REPUBLIKA.CO.ID, JAKARTA -- Koordinator Masyarakat Antikorupsi Indonesia (MAKI) Boyamin Saiman menuturkan, kepolisian lebih baik menyatakan ketidaksanggupannya ke publik jika memang tidak mampu mengusut tuntas kasus penyerangan terhadap penyidik senior KPK Novel Baswedan. Ini lebih baik daripada membuat korban berharap sesuatu yang tak jelas.
"Lebih baik katakan (tidak sanggup) dan masukkan ke dalam daftar kasus-kasus yang tidak bisa terungkap, toh di Amerika saja banyak kasus yang tidak bisa terungkap," kata dia saat di Pengadilan Negeri Jakarta Selatan, Jakarta, Rabu (11/4).
Atau, lanjut Boyamin, kepolisian bisa saja menutup kasus tersebut dengan mengeluarkan surat perintah penghentian penyidikan (SP3) atas kasus penyerangan Novel. "Atau di-SP3 pun boleh saja. Nanti kalau ada bukti baru, kan dibuka lagi (kasusnya)," tuturnya.
Boyamin menambahkan, semua sepakat bahwa ada pelanggaran hak asasi manusia (HAM) di dalam kasus penyerangan Novel. Peristiwanya pun ada, tetapi si pelaku tidak bisa ditemukan.
"Betul pelanggaran HAM, peristiwanya ada, tapi pelakunya tidak ditemukan," ujarnya.

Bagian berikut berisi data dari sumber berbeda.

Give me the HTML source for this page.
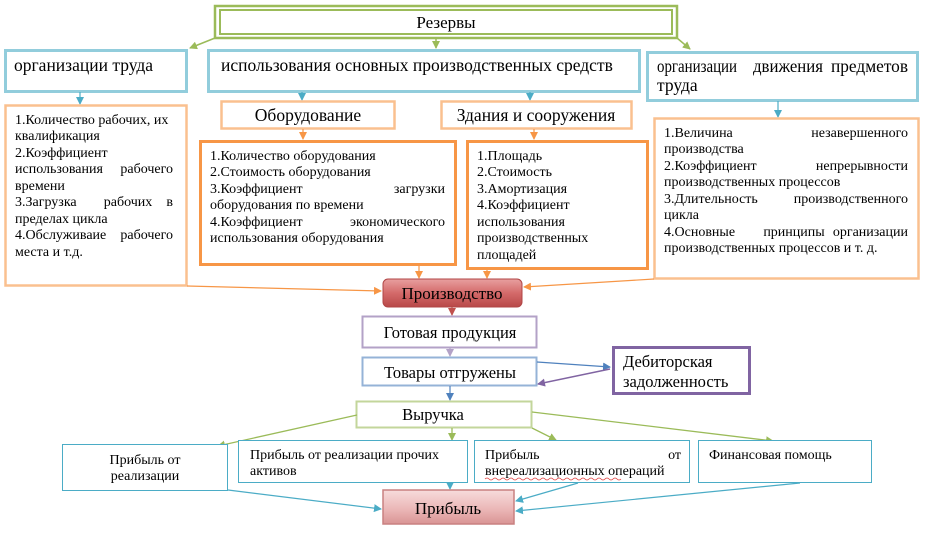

Pada hari ini, 11 April 2018, kasus Novel tepat berusia satu tahun. Selama itu pula, kasus yang membuat mata kiri Novel rusak itu belum dituntaskan. Polisi mengaku telah membuat tim khusus untuk mengusut kasus Novel. Namun, hal itu tak memberikan hasil yang memuaskan.
Setahun yang lalu, Novel, setelah menunaikan shalat Subuh di masjid dekat rumahnya, diserang oleh dua orang yang menggunakan sepeda motor. Dua orang tersebut menyiram bagian mata Novel dengan air keras.
Polisi sempat menemukan orang yang diduga pelaku, tetapi kemudian memastikan bahwa orang tersebut bukan pelaku karena punya alibi yang kuat. Orang tersebut sedang berada di tempat berbeda saat peristiwa penyerangan berlangsung.